Transcribe every entry below word for word, but skip the pictures.

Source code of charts
--------

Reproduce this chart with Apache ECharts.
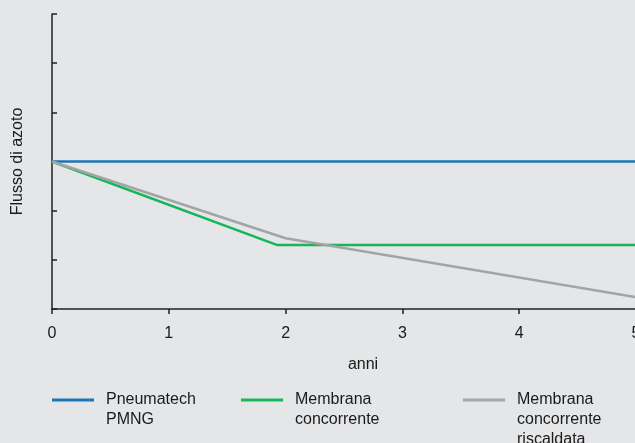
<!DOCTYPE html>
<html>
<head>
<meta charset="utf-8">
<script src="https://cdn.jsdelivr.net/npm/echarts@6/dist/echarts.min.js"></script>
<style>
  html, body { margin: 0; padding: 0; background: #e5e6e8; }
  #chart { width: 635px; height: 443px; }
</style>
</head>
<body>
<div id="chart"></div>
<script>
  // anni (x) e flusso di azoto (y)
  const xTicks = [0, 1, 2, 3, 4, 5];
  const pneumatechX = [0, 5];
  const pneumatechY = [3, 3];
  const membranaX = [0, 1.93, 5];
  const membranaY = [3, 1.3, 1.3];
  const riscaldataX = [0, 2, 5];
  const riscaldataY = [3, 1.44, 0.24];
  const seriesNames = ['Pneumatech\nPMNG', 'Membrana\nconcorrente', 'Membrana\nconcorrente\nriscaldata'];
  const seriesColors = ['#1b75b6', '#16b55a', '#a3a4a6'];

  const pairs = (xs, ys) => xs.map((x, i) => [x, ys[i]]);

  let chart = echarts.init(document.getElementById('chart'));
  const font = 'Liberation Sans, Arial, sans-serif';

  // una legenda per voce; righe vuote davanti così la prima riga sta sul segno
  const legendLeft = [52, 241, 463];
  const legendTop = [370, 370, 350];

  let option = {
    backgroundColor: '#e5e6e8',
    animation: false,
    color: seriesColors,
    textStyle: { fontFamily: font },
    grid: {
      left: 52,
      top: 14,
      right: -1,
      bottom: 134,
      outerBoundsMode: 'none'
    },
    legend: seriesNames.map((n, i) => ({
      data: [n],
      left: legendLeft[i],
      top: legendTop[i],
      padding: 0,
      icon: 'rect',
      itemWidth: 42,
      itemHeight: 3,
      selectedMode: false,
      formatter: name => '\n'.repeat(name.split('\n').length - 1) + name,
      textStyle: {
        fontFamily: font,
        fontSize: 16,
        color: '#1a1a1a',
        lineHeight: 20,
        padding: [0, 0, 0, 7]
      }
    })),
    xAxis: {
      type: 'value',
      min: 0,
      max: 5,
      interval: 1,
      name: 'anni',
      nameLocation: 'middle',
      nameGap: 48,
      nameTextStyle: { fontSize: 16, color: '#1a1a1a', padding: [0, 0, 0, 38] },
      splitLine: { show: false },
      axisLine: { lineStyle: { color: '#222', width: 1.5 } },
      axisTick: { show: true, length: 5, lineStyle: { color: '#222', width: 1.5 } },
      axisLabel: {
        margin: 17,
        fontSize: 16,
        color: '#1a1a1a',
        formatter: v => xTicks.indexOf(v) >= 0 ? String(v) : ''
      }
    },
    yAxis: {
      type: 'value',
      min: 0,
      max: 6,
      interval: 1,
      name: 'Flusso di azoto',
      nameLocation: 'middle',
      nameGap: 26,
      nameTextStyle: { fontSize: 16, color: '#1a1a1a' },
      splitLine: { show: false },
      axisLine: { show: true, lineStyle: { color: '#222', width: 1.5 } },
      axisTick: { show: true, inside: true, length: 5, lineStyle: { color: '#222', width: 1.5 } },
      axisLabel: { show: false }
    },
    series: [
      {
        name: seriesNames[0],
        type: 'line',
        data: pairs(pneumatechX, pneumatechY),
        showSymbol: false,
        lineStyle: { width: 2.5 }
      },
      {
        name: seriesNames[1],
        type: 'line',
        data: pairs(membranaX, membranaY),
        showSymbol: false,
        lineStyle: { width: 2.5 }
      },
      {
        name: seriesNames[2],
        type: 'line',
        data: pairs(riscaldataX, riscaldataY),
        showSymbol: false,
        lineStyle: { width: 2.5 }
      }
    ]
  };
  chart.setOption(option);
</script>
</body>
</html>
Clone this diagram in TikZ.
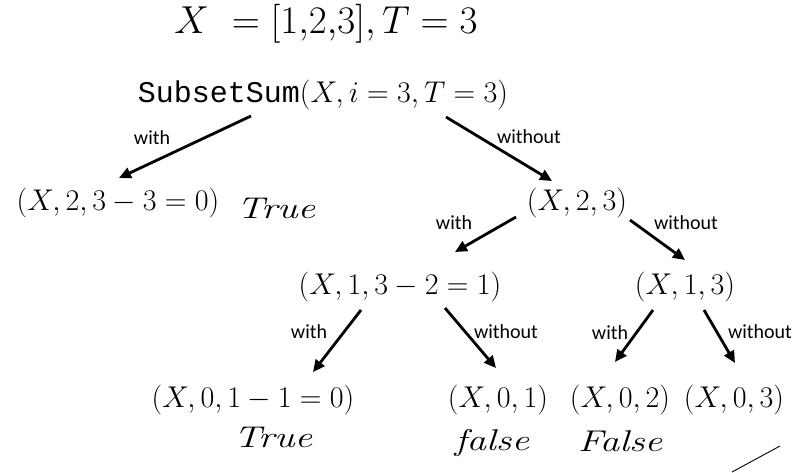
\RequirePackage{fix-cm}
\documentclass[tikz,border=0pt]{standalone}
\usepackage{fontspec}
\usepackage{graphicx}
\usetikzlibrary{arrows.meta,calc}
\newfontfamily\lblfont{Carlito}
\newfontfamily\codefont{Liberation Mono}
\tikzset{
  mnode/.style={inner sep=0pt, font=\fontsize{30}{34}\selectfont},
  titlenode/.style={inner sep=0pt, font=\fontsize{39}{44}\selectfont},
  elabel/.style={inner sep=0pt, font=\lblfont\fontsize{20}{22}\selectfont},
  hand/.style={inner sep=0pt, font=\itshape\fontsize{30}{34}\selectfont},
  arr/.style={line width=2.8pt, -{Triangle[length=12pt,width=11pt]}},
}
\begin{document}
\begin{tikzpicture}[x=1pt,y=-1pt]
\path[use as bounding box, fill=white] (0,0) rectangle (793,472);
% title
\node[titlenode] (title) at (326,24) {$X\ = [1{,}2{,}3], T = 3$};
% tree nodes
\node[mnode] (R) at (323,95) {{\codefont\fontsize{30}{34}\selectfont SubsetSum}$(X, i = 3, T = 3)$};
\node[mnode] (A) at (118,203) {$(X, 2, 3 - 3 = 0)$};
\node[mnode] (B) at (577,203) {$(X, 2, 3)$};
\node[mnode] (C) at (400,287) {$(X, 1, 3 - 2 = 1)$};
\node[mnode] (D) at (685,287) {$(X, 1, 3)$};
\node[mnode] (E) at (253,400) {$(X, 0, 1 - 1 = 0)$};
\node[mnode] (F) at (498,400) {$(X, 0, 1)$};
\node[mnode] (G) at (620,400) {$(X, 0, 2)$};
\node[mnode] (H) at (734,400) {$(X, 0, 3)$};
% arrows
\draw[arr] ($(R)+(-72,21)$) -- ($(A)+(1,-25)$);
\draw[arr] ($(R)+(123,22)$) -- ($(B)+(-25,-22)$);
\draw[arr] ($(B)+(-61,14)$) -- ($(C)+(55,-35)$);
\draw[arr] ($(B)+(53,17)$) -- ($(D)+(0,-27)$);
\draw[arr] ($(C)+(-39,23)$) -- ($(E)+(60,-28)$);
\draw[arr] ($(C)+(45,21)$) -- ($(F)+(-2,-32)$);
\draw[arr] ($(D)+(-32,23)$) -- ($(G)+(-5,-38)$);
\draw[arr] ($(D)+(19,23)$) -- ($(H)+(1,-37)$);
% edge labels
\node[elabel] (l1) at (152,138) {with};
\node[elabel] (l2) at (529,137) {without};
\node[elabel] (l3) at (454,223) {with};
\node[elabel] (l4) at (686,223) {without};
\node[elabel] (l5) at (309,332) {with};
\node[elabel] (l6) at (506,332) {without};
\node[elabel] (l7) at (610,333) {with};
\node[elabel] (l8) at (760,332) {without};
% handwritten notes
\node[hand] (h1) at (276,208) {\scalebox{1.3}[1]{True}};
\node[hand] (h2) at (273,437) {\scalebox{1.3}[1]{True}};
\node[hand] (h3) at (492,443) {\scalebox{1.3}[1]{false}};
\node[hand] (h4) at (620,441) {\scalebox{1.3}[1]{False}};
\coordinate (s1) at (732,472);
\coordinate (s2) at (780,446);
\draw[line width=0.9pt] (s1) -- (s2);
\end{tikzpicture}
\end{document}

--------

SOLUTION TO THIS EXERCISE:
Reproduce this chart with Apache ECharts.
<!DOCTYPE html>
<html>
<head>
<meta charset="utf-8">
<script src="https://cdn.jsdelivr.net/npm/echarts@6/dist/echarts.min.js"></script>
<style>
  html, body { margin: 0; padding: 0; background: #e5e6e8; }
  #chart { width: 635px; height: 443px; }
</style>
</head>
<body>
<div id="chart"></div>
<script>
  // anni (x) e flusso di azoto (y)
  const xTicks = [0, 1, 2, 3, 4, 5];
  const pneumatechX = [0, 5];
  const pneumatechY = [3, 3];
  const membranaX = [0, 1.93, 5];
  const membranaY = [3, 1.3, 1.3];
  const riscaldataX = [0, 2, 5];
  const riscaldataY = [3, 1.44, 0.24];
  const seriesNames = ['Pneumatech\nPMNG', 'Membrana\nconcorrente', 'Membrana\nconcorrente\nriscaldata'];
  const seriesColors = ['#1b75b6', '#16b55a', '#a3a4a6'];

  const pairs = (xs, ys) => xs.map((x, i) => [x, ys[i]]);

  let chart = echarts.init(document.getElementById('chart'));
  const font = 'Liberation Sans, Arial, sans-serif';

  // una legenda per voce; righe vuote davanti così la prima riga sta sul segno
  const legendLeft = [52, 241, 463];
  const legendTop = [370, 370, 350];

  let option = {
    backgroundColor: '#e5e6e8',
    animation: false,
    color: seriesColors,
    textStyle: { fontFamily: font },
    grid: {
      left: 52,
      top: 14,
      right: -1,
      bottom: 134,
      outerBoundsMode: 'none'
    },
    legend: seriesNames.map((n, i) => ({
      data: [n],
      left: legendLeft[i],
      top: legendTop[i],
      padding: 0,
      icon: 'rect',
      itemWidth: 42,
      itemHeight: 3,
      selectedMode: false,
      formatter: name => '\n'.repeat(name.split('\n').length - 1) + name,
      textStyle: {
        fontFamily: font,
        fontSize: 16,
        color: '#1a1a1a',
        lineHeight: 20,
        padding: [0, 0, 0, 7]
      }
    })),
    xAxis: {
      type: 'value',
      min: 0,
      max: 5,
      interval: 1,
      name: 'anni',
      nameLocation: 'middle',
      nameGap: 48,
      nameTextStyle: { fontSize: 16, color: '#1a1a1a', padding: [0, 0, 0, 38] },
      splitLine: { show: false },
      axisLine: { lineStyle: { color: '#222', width: 1.5 } },
      axisTick: { show: true, length: 5, lineStyle: { color: '#222', width: 1.5 } },
      axisLabel: {
        margin: 17,
        fontSize: 16,
        color: '#1a1a1a',
        formatter: v => xTicks.indexOf(v) >= 0 ? String(v) : ''
      }
    },
    yAxis: {
      type: 'value',
      min: 0,
      max: 6,
      interval: 1,
      name: 'Flusso di azoto',
      nameLocation: 'middle',
      nameGap: 26,
      nameTextStyle: { fontSize: 16, color: '#1a1a1a' },
      splitLine: { show: false },
      axisLine: { show: true, lineStyle: { color: '#222', width: 1.5 } },
      axisTick: { show: true, inside: true, length: 5, lineStyle: { color: '#222', width: 1.5 } },
      axisLabel: { show: false }
    },
    series: [
      {
        name: seriesNames[0],
        type: 'line',
        data: pairs(pneumatechX, pneumatechY),
        showSymbol: false,
        lineStyle: { width: 2.5 }
      },
      {
        name: seriesNames[1],
        type: 'line',
        data: pairs(membranaX, membranaY),
        showSymbol: false,
        lineStyle: { width: 2.5 }
      },
      {
        name: seriesNames[2],
        type: 'line',
        data: pairs(riscaldataX, riscaldataY),
        showSymbol: false,
        lineStyle: { width: 2.5 }
      }
    ]
  };
  chart.setOption(option);
</script>
</body>
</html>
Clone this diagram in TikZ.
\RequirePackage{fix-cm}
\documentclass[tikz,border=0pt]{standalone}
\usepackage{fontspec}
\usepackage{graphicx}
\usetikzlibrary{arrows.meta,calc}
\newfontfamily\lblfont{Carlito}
\newfontfamily\codefont{Liberation Mono}
\tikzset{
  mnode/.style={inner sep=0pt, font=\fontsize{30}{34}\selectfont},
  titlenode/.style={inner sep=0pt, font=\fontsize{39}{44}\selectfont},
  elabel/.style={inner sep=0pt, font=\lblfont\fontsize{20}{22}\selectfont},
  hand/.style={inner sep=0pt, font=\itshape\fontsize{30}{34}\selectfont},
  arr/.style={line width=2.8pt, -{Triangle[length=12pt,width=11pt]}},
}
\begin{document}
\begin{tikzpicture}[x=1pt,y=-1pt]
\path[use as bounding box, fill=white] (0,0) rectangle (793,472);
% title
\node[titlenode] (title) at (326,24) {$X\ = [1{,}2{,}3], T = 3$};
% tree nodes
\node[mnode] (R) at (323,95) {{\codefont\fontsize{30}{34}\selectfont SubsetSum}$(X, i = 3, T = 3)$};
\node[mnode] (A) at (118,203) {$(X, 2, 3 - 3 = 0)$};
\node[mnode] (B) at (577,203) {$(X, 2, 3)$};
\node[mnode] (C) at (400,287) {$(X, 1, 3 - 2 = 1)$};
\node[mnode] (D) at (685,287) {$(X, 1, 3)$};
\node[mnode] (E) at (253,400) {$(X, 0, 1 - 1 = 0)$};
\node[mnode] (F) at (498,400) {$(X, 0, 1)$};
\node[mnode] (G) at (620,400) {$(X, 0, 2)$};
\node[mnode] (H) at (734,400) {$(X, 0, 3)$};
% arrows
\draw[arr] ($(R)+(-72,21)$) -- ($(A)+(1,-25)$);
\draw[arr] ($(R)+(123,22)$) -- ($(B)+(-25,-22)$);
\draw[arr] ($(B)+(-61,14)$) -- ($(C)+(55,-35)$);
\draw[arr] ($(B)+(53,17)$) -- ($(D)+(0,-27)$);
\draw[arr] ($(C)+(-39,23)$) -- ($(E)+(60,-28)$);
\draw[arr] ($(C)+(45,21)$) -- ($(F)+(-2,-32)$);
\draw[arr] ($(D)+(-32,23)$) -- ($(G)+(-5,-38)$);
\draw[arr] ($(D)+(19,23)$) -- ($(H)+(1,-37)$);
% edge labels
\node[elabel] (l1) at (152,138) {with};
\node[elabel] (l2) at (529,137) {without};
\node[elabel] (l3) at (454,223) {with};
\node[elabel] (l4) at (686,223) {without};
\node[elabel] (l5) at (309,332) {with};
\node[elabel] (l6) at (506,332) {without};
\node[elabel] (l7) at (610,333) {with};
\node[elabel] (l8) at (760,332) {without};
% handwritten notes
\node[hand] (h1) at (276,208) {\scalebox{1.3}[1]{True}};
\node[hand] (h2) at (273,437) {\scalebox{1.3}[1]{True}};
\node[hand] (h3) at (492,443) {\scalebox{1.3}[1]{false}};
\node[hand] (h4) at (620,441) {\scalebox{1.3}[1]{False}};
\coordinate (s1) at (732,472);
\coordinate (s2) at (780,446);
\draw[line width=0.9pt] (s1) -- (s2);
\end{tikzpicture}
\end{document}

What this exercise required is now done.